The acronym stands for “regular slotted container” and it is synonymous with certain corrugated fiberboard materials that are used commonly for shipping boxes and shipping materials.
In many ways, if you saw an RSC box, you would just think of it as a plain shipping box. That’s because it is the most common shipping box in the world. Looking at the materials of the cardboard used, you will find it consists of linerboard and corrugated medium, called fluting. Linerboard is the outermost paper on both sides. It is what you see most of the time. But if you look at the edges, you will see “waves” of paper weaving back and forth, connecting the two linerboards and giving the cardboard cushioning. This is the corrugated medium. Together these have become the standard way of building boxes.
Along with the way of constructing the cardboard itself, there is a standard way of constructing a box so that it is efficient for shipping. This results in the common way we see most RSC boxes, which is with one flap on each side, all with the ability to fold in and create that additional side of the box. Again, this is so common, most people do not give it a second thought that this is an efficient way to make a box and allow it to be taped up and shipped.

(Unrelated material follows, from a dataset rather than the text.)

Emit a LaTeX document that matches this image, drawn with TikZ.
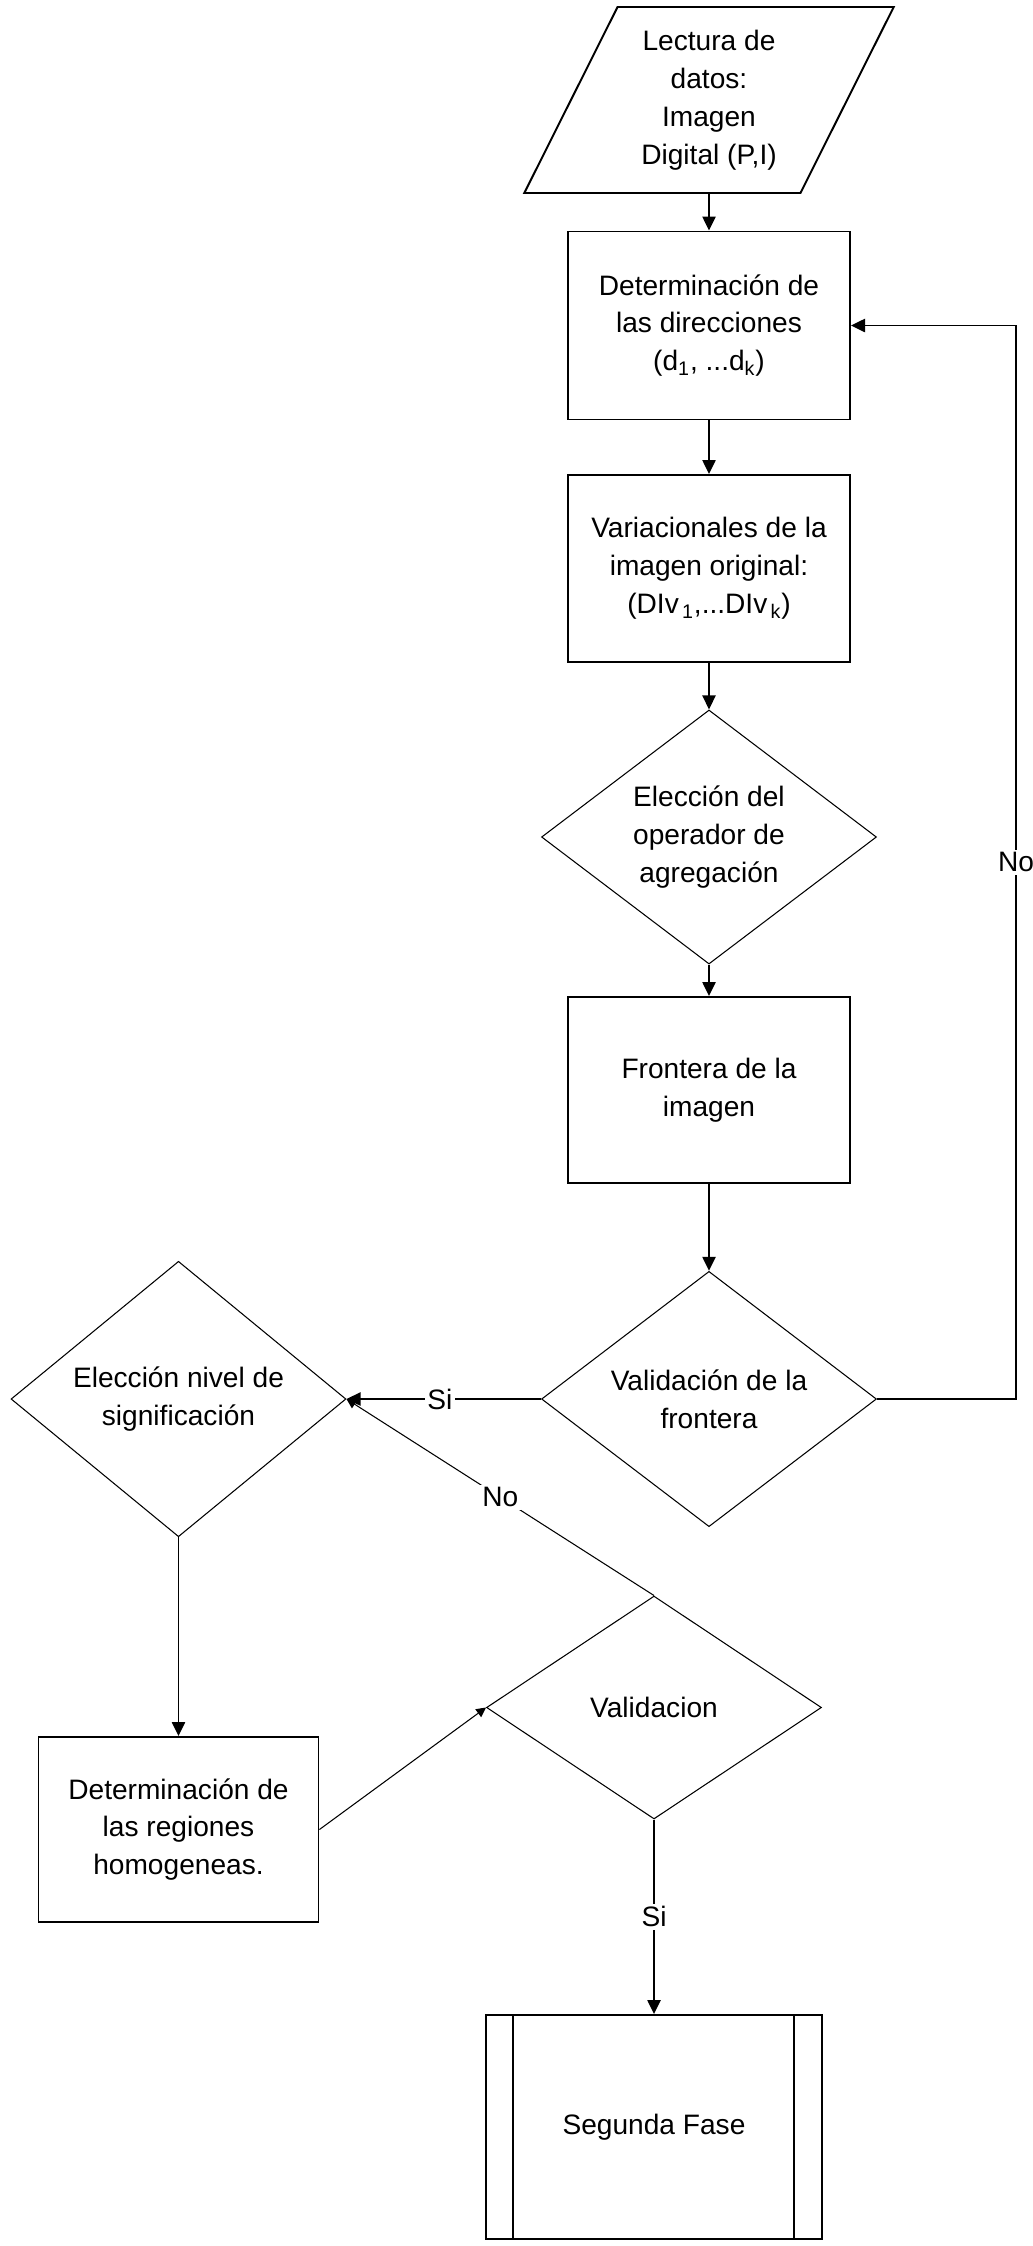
\documentclass[tikz,border=0pt]{standalone}
\usepackage{fontspec}
\setmainfont{Liberation Sans}
\usetikzlibrary{arrows.meta, shapes.geometric}
\tikzset{
  flow/.style     = {-{Triangle[length=8pt, width=7.5pt]}, line width=1.1pt},
  thin flow/.style= {-{Triangle[length=5.5pt, width=5.5pt]}, line width=0.6pt},
  proc/.style     = {draw, line width=1.1pt, minimum width=5.64cm,
                     minimum height=3.76cm, align=center, inner sep=2pt},
  decis/.style    = {draw, diamond, line width=0.6pt, minimum width=6.7cm,
                     minimum height=4.46cm, align=center, inner sep=0pt},
  datos/.style    = {draw, trapezium, trapezium left angle=63.7,
                     trapezium right angle=116.3, trapezium stretches,
                     line width=1.1pt, minimum width=7.4cm,
                     minimum height=3.72cm, align=center},
  subproc/.style  = {draw, line width=1.1pt, minimum width=6.72cm,
                     minimum height=4.48cm, align=center},
  tag/.style      = {fill=white, inner sep=1.5pt},
}

\begin{document}
\begin{tikzpicture}[x=0.02cm, y=-0.02cm, font=\fontsize{16}{21.6}\selectfont]

% ---- Frame (pixel grid of the original, y downwards) ------------------------
\useasboundingbox (0,0) rectangle (1032,2246);

% ---- Main column: reading and boundary ---------------------------------------
\node[datos] (lectura) at (709,100) {Lectura de\\datos:\\Imagen\\Digital (P,I)};
\node[proc] (direc) at (709,325.5)
  {Determinación de\\las direcciones\\(d\textsubscript{1}, ...d\textsubscript{k})};
\node[proc, minimum height=3.74cm] (variac) at (709,568.5)
  {Variacionales de la\\imagen original:\\(DIv\textsubscript{\,1},...DIv\textsubscript{\,k})};
\node[decis] (agreg) at (709,837) {Elección del\\operador de\\agregación};
\node[proc, minimum height=3.72cm] (frontera) at (709,1090) {Frontera de la\\imagen};
\node[decis] (valfront) at (709,1399) {Validación de la\\frontera};

% ---- Second branch: significance and regions ---------------------------------
\node[decis] (nivel) at (178.5,1399) {Elección nivel de\\significación};
\node[proc, minimum width=5.6cm, minimum height=3.7cm] (regiones) at (178.5,1829.5)
  {Determinación de\\las regiones\\homogeneas.};
\node[decis] (valid) at (654,1707.5) {Validacion};
\node[subproc] (fase) at (654,2127) {Segunda Fase};
\draw[line width=1.1pt] ([xshift=0.56cm]fase.north west) -- ([xshift=0.56cm]fase.south west);
\draw[line width=1.1pt] ([xshift=-0.58cm]fase.north east) -- ([xshift=-0.58cm]fase.south east);

% ---- Connectors ---------------------------------------------------------------
\draw[flow] (lectura.south) -- (direc.north);
\draw[flow] (direc.south) -- (variac.north);
\draw[flow] (variac.south) -- (agreg.north);
\draw[flow] (agreg.south) -- (frontera.north);
\draw[flow] (frontera.south) -- (valfront.north);

% back to the directions when the boundary is rejected
\coordinate (giro) at (1016,1399);
\draw[flow] (valfront.east) -- (giro) |- node[tag, pos=0.25] {No} (direc.east);
\draw[flow] (valfront.west) -- node[tag, pos=0.52] {Si} (nivel.east);

\draw[flow] (nivel.south) -- (regiones.north);
\draw[thin flow] (regiones.east) -- (valid.west);
\draw[thin flow] (valid.north) -- node[tag] {No} (nivel.east);
\draw[flow] (valid.south) -- node[tag] {Si} (fase.north);

\end{tikzpicture}
\end{document}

In mathematics and geometry, the way an RSC box is constructed would be called a net. A net of a polyhedron is a set of polygons that are connected by their edges that, when folded along those edges, they become a 3-dimensional shape. The net that becomes a common RSC box is the most recognizable, but common, simple ones that create a pyramid can also be quickly placed by the normal eyes. Of course, nets of polydrons can become much more complex. It can become quite the math game to guess from a net what type of polyhedron it will create.
What is common in shipping is to create a custom RSC box for a company or organization because these boxes have become so universal and homogenous. Have your company put your name and logo on them and you’ve added a bit of professionalism to a necessary step in the everyday business world: shipping and deliveries.
Every so often you may find a company looking outside the common RSC boxes and creating custom boxes that go outside the norm. Imagine a custom box that is still a net of a polyhedron when flat, but as you begin to fold the flaps, suddenly you have a dodecahedron or some other unusual shape that may be a bit of a trick to stack and ship, but who knows, it may just get people’s attention.